BEGIN Supplied records

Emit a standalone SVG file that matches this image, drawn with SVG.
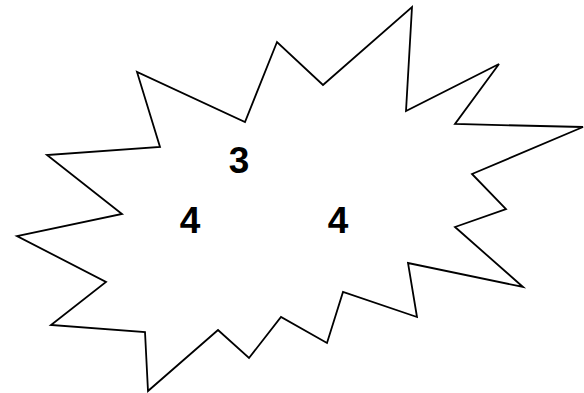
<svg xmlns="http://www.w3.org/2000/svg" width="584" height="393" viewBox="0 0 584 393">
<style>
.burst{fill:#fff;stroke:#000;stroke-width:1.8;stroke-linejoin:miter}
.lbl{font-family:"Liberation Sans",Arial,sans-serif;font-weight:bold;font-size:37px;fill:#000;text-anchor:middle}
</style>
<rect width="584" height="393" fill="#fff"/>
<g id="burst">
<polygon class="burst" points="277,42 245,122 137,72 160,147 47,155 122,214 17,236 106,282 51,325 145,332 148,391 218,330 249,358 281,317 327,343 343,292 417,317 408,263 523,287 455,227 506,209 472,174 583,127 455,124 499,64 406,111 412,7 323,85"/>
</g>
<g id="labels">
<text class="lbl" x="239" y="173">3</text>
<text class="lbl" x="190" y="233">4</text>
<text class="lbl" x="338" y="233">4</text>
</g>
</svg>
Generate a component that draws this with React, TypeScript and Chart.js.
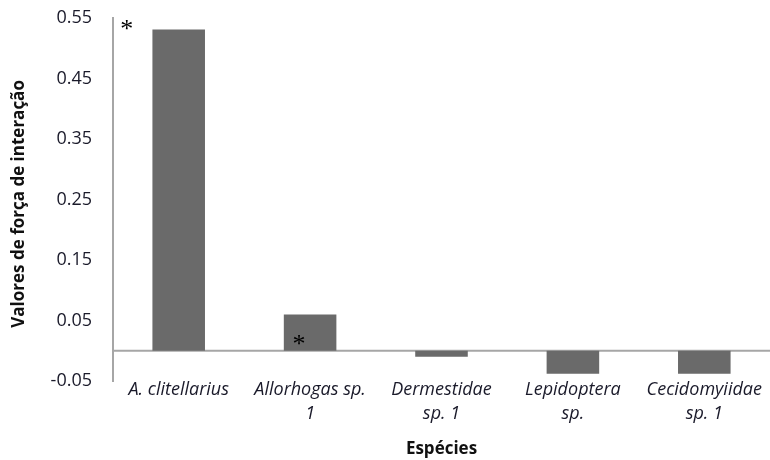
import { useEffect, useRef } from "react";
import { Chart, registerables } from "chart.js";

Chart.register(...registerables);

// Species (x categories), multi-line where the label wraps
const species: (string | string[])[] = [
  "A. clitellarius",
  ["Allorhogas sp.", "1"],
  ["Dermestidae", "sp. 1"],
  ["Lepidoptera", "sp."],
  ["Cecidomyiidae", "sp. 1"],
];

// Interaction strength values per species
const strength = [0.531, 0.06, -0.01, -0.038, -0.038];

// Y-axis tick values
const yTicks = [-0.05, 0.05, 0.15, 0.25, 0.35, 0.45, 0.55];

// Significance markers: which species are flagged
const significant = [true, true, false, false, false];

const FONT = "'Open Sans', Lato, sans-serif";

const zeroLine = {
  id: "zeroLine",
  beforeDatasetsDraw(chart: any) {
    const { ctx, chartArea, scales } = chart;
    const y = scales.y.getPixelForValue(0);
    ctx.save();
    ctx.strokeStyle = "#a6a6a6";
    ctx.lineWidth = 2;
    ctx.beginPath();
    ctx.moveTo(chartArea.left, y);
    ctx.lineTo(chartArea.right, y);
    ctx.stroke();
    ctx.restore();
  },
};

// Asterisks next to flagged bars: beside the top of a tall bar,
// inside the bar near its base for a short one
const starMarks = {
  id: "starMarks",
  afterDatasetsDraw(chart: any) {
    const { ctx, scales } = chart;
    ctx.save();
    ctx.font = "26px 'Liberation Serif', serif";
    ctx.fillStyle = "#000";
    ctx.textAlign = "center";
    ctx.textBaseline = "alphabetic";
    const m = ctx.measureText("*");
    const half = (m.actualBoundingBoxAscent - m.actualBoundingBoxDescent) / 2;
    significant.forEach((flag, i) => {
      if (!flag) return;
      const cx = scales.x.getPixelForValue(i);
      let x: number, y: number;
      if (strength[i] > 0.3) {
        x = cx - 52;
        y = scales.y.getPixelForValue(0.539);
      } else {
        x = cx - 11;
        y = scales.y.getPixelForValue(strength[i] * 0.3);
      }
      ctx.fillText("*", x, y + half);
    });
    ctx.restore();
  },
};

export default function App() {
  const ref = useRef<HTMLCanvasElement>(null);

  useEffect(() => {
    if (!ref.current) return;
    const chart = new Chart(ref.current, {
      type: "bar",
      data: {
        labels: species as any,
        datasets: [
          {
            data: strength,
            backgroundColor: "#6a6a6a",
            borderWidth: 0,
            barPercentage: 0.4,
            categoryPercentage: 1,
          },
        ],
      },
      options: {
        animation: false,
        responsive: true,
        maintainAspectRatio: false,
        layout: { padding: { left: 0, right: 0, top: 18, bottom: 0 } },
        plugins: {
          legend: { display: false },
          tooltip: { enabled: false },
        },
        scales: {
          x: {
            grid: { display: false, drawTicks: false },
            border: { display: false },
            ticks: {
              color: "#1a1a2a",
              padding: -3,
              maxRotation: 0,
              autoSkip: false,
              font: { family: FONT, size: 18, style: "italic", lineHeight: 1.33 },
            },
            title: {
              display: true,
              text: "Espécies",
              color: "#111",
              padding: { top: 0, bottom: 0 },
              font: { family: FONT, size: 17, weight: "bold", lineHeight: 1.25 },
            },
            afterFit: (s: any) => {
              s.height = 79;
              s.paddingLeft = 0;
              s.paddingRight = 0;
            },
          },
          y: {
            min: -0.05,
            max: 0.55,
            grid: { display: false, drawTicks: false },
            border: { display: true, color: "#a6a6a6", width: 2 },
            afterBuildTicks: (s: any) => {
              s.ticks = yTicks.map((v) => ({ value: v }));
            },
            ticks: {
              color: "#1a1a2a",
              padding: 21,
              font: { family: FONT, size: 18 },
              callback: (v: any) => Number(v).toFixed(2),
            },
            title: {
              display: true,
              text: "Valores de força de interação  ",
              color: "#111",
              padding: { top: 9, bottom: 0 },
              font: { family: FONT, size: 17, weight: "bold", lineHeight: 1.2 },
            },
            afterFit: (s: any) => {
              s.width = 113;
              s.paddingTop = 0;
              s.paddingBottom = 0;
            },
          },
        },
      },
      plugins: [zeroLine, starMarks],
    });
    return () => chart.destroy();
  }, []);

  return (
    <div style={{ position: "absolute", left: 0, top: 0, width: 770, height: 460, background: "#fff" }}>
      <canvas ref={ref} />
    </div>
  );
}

END Supplied records

- **Task statement**:
Make a word-for-word copy of the entries, without any pictures.

- **Reply**:
Emit a standalone SVG file that matches this image, drawn with SVG.
<svg xmlns="http://www.w3.org/2000/svg" width="584" height="393" viewBox="0 0 584 393">
<style>
.burst{fill:#fff;stroke:#000;stroke-width:1.8;stroke-linejoin:miter}
.lbl{font-family:"Liberation Sans",Arial,sans-serif;font-weight:bold;font-size:37px;fill:#000;text-anchor:middle}
</style>
<rect width="584" height="393" fill="#fff"/>
<g id="burst">
<polygon class="burst" points="277,42 245,122 137,72 160,147 47,155 122,214 17,236 106,282 51,325 145,332 148,391 218,330 249,358 281,317 327,343 343,292 417,317 408,263 523,287 455,227 506,209 472,174 583,127 455,124 499,64 406,111 412,7 323,85"/>
</g>
<g id="labels">
<text class="lbl" x="239" y="173">3</text>
<text class="lbl" x="190" y="233">4</text>
<text class="lbl" x="338" y="233">4</text>
</g>
</svg>
Generate a component that draws this with React, TypeScript and Chart.js.
import { useEffect, useRef } from "react";
import { Chart, registerables } from "chart.js";

Chart.register(...registerables);

// Species (x categories), multi-line where the label wraps
const species: (string | string[])[] = [
  "A. clitellarius",
  ["Allorhogas sp.", "1"],
  ["Dermestidae", "sp. 1"],
  ["Lepidoptera", "sp."],
  ["Cecidomyiidae", "sp. 1"],
];

// Interaction strength values per species
const strength = [0.531, 0.06, -0.01, -0.038, -0.038];

// Y-axis tick values
const yTicks = [-0.05, 0.05, 0.15, 0.25, 0.35, 0.45, 0.55];

// Significance markers: which species are flagged
const significant = [true, true, false, false, false];

const FONT = "'Open Sans', Lato, sans-serif";

const zeroLine = {
  id: "zeroLine",
  beforeDatasetsDraw(chart: any) {
    const { ctx, chartArea, scales } = chart;
    const y = scales.y.getPixelForValue(0);
    ctx.save();
    ctx.strokeStyle = "#a6a6a6";
    ctx.lineWidth = 2;
    ctx.beginPath();
    ctx.moveTo(chartArea.left, y);
    ctx.lineTo(chartArea.right, y);
    ctx.stroke();
    ctx.restore();
  },
};

// Asterisks next to flagged bars: beside the top of a tall bar,
// inside the bar near its base for a short one
const starMarks = {
  id: "starMarks",
  afterDatasetsDraw(chart: any) {
    const { ctx, scales } = chart;
    ctx.save();
    ctx.font = "26px 'Liberation Serif', serif";
    ctx.fillStyle = "#000";
    ctx.textAlign = "center";
    ctx.textBaseline = "alphabetic";
    const m = ctx.measureText("*");
    const half = (m.actualBoundingBoxAscent - m.actualBoundingBoxDescent) / 2;
    significant.forEach((flag, i) => {
      if (!flag) return;
      const cx = scales.x.getPixelForValue(i);
      let x: number, y: number;
      if (strength[i] > 0.3) {
        x = cx - 52;
        y = scales.y.getPixelForValue(0.539);
      } else {
        x = cx - 11;
        y = scales.y.getPixelForValue(strength[i] * 0.3);
      }
      ctx.fillText("*", x, y + half);
    });
    ctx.restore();
  },
};

export default function App() {
  const ref = useRef<HTMLCanvasElement>(null);

  useEffect(() => {
    if (!ref.current) return;
    const chart = new Chart(ref.current, {
      type: "bar",
      data: {
        labels: species as any,
        datasets: [
          {
            data: strength,
            backgroundColor: "#6a6a6a",
            borderWidth: 0,
            barPercentage: 0.4,
            categoryPercentage: 1,
          },
        ],
      },
      options: {
        animation: false,
        responsive: true,
        maintainAspectRatio: false,
        layout: { padding: { left: 0, right: 0, top: 18, bottom: 0 } },
        plugins: {
          legend: { display: false },
          tooltip: { enabled: false },
        },
        scales: {
          x: {
            grid: { display: false, drawTicks: false },
            border: { display: false },
            ticks: {
              color: "#1a1a2a",
              padding: -3,
              maxRotation: 0,
              autoSkip: false,
              font: { family: FONT, size: 18, style: "italic", lineHeight: 1.33 },
            },
            title: {
              display: true,
              text: "Espécies",
              color: "#111",
              padding: { top: 0, bottom: 0 },
              font: { family: FONT, size: 17, weight: "bold", lineHeight: 1.25 },
            },
            afterFit: (s: any) => {
              s.height = 79;
              s.paddingLeft = 0;
              s.paddingRight = 0;
            },
          },
          y: {
            min: -0.05,
            max: 0.55,
            grid: { display: false, drawTicks: false },
            border: { display: true, color: "#a6a6a6", width: 2 },
            afterBuildTicks: (s: any) => {
              s.ticks = yTicks.map((v) => ({ value: v }));
            },
            ticks: {
              color: "#1a1a2a",
              padding: 21,
              font: { family: FONT, size: 18 },
              callback: (v: any) => Number(v).toFixed(2),
            },
            title: {
              display: true,
              text: "Valores de força de interação  ",
              color: "#111",
              padding: { top: 9, bottom: 0 },
              font: { family: FONT, size: 17, weight: "bold", lineHeight: 1.2 },
            },
            afterFit: (s: any) => {
              s.width = 113;
              s.paddingTop = 0;
              s.paddingBottom = 0;
            },
          },
        },
      },
      plugins: [zeroLine, starMarks],
    });
    return () => chart.destroy();
  }, []);

  return (
    <div style={{ position: "absolute", left: 0, top: 0, width: 770, height: 460, background: "#fff" }}>
      <canvas ref={ref} />
    </div>
  );
}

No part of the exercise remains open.